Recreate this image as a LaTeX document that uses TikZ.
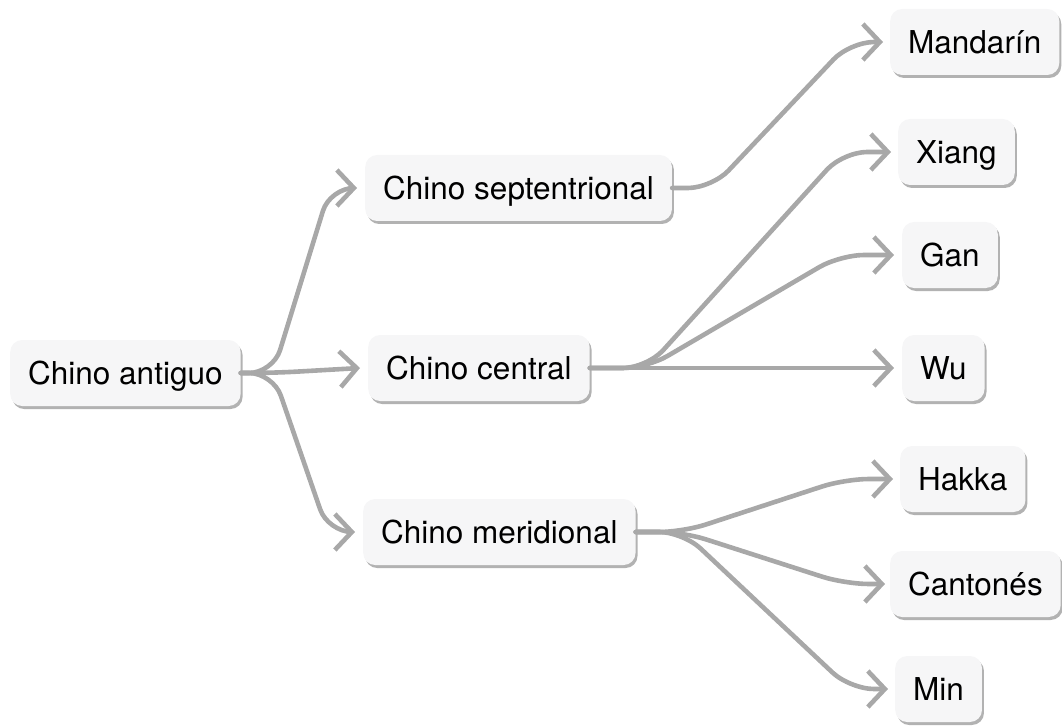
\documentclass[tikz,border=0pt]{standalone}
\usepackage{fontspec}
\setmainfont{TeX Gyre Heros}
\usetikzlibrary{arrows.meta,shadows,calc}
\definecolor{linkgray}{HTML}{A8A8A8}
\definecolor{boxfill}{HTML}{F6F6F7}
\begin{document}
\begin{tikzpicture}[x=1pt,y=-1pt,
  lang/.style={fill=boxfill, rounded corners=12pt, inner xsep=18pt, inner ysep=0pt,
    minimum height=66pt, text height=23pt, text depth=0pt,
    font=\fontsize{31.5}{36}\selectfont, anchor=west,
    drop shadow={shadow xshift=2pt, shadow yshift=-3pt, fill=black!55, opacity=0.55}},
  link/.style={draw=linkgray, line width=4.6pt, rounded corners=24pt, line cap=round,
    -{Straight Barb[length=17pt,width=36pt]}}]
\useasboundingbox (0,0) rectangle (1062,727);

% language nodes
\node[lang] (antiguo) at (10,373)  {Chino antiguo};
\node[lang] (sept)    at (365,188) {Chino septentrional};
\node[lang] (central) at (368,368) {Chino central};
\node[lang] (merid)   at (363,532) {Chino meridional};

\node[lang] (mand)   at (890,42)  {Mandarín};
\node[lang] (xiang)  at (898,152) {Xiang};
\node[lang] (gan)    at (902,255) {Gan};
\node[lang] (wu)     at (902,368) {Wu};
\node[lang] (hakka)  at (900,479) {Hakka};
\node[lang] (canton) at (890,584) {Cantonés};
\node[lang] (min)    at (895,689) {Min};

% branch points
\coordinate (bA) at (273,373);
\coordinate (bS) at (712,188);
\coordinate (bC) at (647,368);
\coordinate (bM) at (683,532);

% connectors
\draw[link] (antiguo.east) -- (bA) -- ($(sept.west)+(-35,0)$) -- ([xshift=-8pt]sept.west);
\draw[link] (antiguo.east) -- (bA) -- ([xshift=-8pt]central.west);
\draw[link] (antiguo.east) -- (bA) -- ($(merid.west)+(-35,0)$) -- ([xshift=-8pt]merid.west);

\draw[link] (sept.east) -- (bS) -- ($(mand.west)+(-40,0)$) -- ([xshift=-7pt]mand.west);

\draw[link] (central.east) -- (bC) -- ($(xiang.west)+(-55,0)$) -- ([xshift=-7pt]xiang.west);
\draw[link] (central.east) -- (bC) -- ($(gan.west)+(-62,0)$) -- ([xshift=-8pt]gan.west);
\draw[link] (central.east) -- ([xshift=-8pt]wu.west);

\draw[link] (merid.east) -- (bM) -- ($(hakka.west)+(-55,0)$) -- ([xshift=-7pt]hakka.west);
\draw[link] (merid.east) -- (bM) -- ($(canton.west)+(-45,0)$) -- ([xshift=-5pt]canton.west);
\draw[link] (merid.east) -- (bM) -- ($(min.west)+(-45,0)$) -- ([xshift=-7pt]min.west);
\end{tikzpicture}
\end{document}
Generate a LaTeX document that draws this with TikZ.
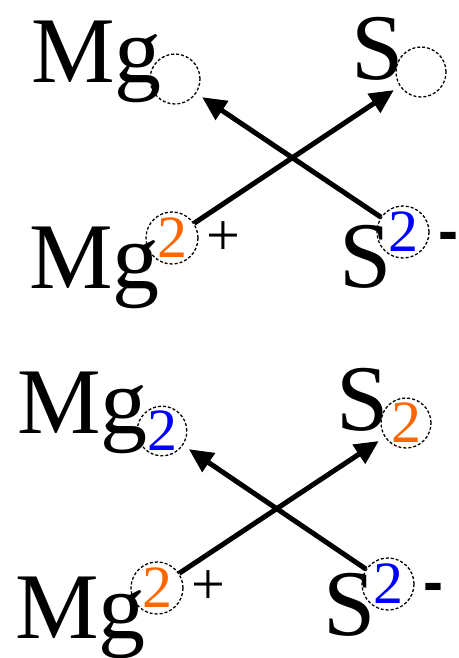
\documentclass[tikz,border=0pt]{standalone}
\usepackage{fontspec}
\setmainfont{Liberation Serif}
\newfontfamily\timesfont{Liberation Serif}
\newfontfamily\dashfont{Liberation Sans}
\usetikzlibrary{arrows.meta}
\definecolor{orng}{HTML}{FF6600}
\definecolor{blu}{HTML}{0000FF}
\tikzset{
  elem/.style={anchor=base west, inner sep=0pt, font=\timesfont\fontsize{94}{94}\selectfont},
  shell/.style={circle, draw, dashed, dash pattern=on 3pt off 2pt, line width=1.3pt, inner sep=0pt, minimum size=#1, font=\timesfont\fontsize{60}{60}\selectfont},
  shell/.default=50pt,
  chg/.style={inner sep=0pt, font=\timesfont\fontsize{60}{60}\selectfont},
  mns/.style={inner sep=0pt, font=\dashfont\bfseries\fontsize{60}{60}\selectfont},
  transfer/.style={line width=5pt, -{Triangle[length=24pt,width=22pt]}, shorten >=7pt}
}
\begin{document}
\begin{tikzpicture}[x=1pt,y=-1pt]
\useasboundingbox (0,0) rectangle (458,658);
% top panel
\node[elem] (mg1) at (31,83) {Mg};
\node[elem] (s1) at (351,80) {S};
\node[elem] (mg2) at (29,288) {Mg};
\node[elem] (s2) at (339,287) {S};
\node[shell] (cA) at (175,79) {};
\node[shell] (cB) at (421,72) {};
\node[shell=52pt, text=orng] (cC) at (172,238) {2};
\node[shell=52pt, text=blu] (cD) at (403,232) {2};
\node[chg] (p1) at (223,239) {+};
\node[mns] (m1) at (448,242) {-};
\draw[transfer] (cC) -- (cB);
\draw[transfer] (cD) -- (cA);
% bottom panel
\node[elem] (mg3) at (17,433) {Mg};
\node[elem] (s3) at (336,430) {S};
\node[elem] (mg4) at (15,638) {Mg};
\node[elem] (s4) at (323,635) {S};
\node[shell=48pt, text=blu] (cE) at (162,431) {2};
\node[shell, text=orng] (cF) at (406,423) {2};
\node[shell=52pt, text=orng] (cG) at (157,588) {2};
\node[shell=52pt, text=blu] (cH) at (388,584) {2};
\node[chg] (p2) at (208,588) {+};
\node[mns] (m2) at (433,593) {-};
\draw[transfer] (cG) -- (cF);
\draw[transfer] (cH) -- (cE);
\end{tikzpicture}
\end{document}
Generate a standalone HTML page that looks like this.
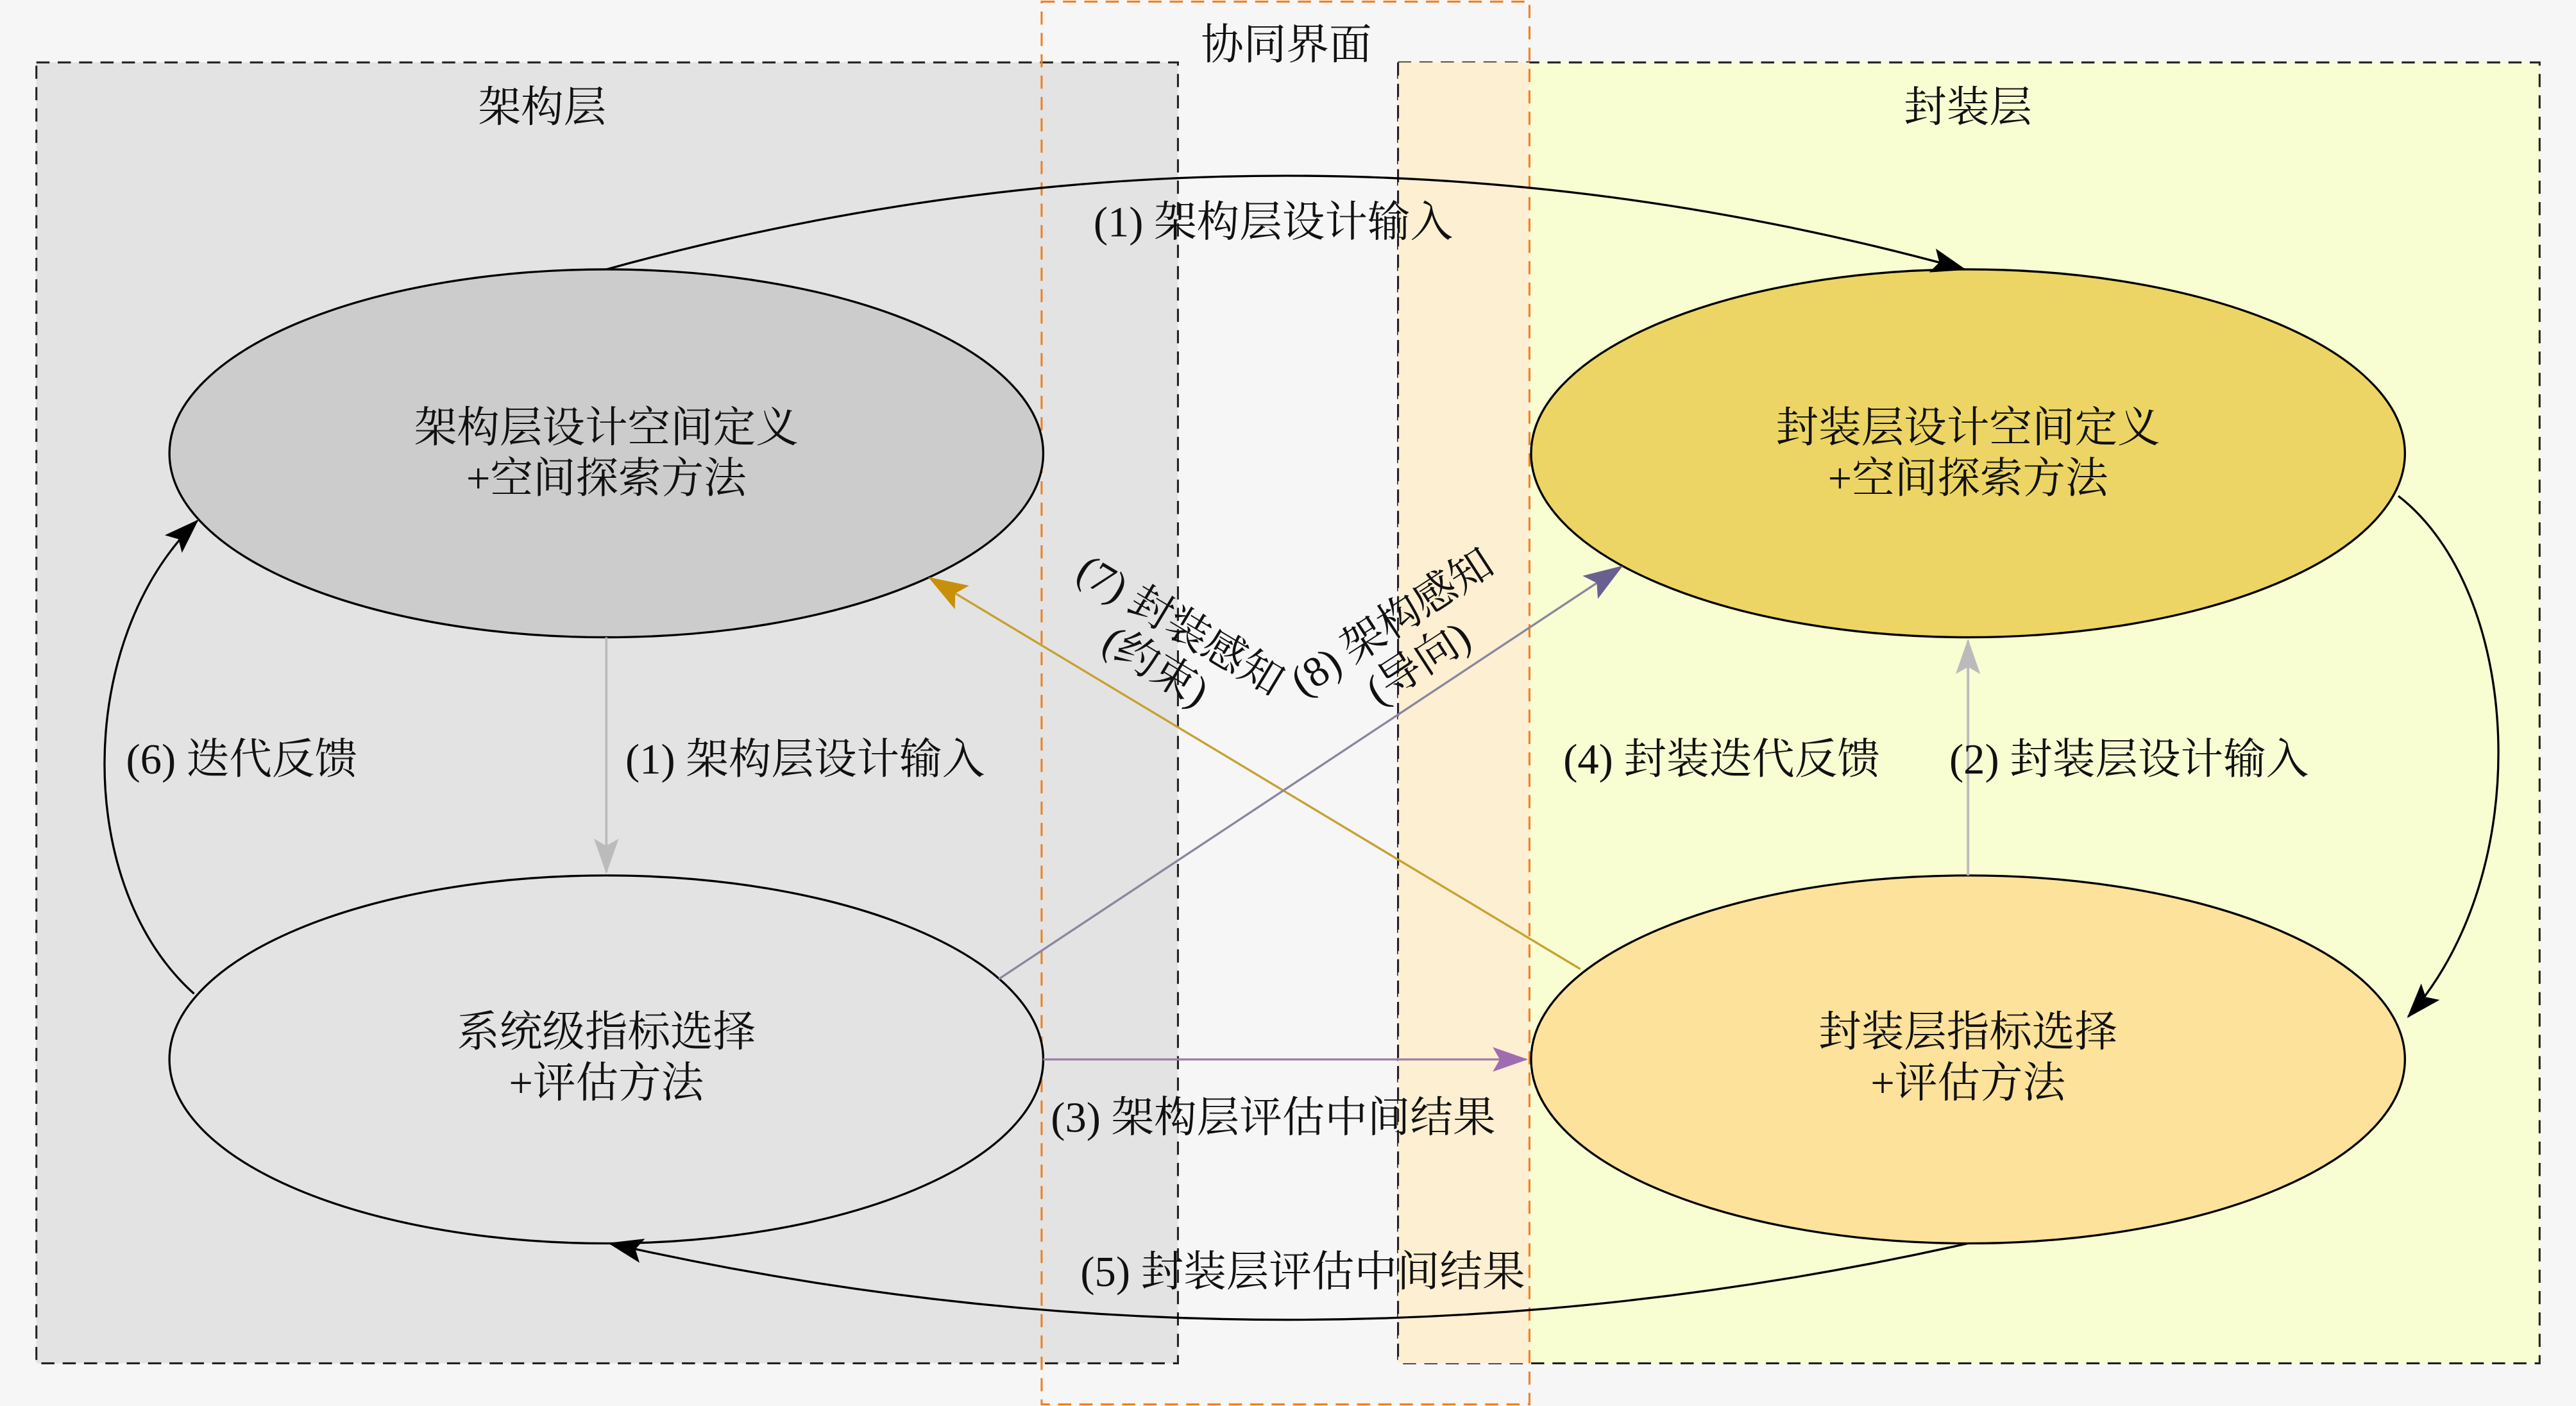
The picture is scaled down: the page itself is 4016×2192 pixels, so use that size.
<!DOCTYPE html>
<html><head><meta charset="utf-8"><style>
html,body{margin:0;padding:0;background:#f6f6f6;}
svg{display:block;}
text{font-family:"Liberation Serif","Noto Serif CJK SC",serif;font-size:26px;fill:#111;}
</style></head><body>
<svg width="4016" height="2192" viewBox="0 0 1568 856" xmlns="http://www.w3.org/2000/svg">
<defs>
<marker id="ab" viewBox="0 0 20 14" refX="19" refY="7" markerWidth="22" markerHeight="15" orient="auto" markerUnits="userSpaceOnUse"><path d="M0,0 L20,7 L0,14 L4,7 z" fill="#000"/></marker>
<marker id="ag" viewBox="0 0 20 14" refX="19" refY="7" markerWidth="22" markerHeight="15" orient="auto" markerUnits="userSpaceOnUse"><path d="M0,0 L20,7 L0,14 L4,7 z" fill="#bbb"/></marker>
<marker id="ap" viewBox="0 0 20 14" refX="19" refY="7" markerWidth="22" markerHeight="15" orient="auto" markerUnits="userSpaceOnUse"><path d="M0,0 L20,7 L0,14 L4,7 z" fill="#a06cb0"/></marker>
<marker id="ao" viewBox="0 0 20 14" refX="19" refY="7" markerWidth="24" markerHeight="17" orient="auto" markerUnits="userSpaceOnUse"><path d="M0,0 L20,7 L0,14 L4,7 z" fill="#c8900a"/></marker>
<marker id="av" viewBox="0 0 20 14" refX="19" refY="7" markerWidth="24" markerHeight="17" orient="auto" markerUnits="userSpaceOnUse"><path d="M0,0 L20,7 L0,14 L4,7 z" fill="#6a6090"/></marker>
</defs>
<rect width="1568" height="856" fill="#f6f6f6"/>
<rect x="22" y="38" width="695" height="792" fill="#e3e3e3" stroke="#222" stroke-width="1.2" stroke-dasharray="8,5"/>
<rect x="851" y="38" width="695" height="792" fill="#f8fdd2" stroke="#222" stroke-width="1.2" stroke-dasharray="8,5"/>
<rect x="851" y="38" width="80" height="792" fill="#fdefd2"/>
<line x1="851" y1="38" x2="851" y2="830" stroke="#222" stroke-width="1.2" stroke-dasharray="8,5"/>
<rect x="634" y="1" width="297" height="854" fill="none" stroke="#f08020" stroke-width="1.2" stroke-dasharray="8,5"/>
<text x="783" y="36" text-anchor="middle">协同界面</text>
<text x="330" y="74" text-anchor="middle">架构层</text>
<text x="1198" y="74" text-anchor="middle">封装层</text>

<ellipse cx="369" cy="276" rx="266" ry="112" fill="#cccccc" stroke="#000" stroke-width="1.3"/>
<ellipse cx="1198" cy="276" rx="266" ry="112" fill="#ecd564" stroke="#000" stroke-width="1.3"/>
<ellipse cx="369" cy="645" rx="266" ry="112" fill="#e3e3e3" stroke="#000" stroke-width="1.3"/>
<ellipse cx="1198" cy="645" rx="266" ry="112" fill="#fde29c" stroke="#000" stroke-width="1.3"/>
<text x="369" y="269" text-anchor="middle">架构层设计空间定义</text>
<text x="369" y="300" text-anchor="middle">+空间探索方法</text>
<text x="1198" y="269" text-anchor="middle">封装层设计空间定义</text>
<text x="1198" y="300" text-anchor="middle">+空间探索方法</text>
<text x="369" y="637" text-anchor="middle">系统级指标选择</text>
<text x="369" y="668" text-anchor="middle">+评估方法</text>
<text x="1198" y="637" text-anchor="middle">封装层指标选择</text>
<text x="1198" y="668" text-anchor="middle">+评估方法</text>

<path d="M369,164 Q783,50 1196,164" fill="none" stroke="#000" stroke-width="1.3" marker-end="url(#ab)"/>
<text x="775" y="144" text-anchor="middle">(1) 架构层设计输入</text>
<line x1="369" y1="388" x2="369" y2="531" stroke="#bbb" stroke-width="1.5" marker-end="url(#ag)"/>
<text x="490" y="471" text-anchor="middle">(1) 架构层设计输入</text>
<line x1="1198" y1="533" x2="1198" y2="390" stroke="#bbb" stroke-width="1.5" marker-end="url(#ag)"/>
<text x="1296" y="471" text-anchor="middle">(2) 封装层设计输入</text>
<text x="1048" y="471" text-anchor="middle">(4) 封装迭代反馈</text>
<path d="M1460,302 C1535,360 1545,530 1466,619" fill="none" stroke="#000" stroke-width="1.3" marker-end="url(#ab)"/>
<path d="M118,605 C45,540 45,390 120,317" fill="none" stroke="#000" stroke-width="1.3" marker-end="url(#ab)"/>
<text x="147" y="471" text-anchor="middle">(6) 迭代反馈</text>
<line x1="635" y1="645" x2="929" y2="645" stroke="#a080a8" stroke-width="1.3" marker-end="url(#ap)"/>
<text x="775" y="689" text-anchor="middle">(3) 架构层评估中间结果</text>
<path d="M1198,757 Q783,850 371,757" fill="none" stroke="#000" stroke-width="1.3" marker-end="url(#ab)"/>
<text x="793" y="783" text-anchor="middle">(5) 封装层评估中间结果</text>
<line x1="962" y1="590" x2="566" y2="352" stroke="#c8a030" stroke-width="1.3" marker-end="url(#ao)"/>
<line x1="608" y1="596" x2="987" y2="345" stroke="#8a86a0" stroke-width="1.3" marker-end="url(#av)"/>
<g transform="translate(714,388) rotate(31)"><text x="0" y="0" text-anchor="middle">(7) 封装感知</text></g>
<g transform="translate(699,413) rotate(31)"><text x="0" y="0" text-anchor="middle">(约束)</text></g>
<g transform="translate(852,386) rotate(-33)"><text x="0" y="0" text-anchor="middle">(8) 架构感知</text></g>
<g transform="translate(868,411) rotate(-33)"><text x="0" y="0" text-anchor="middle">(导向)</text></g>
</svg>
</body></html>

• • •

TO BE DONE: Copy each line holding the word "that" from the listing above.

COMPLETE RESPONSE:
Recreate this image as a LaTeX document that uses TikZ.
Generate a LaTeX document that draws this with TikZ.
Generate a standalone HTML page that looks like this.
The picture is scaled down: the page itself is 4016×2192 pixels, so use that size.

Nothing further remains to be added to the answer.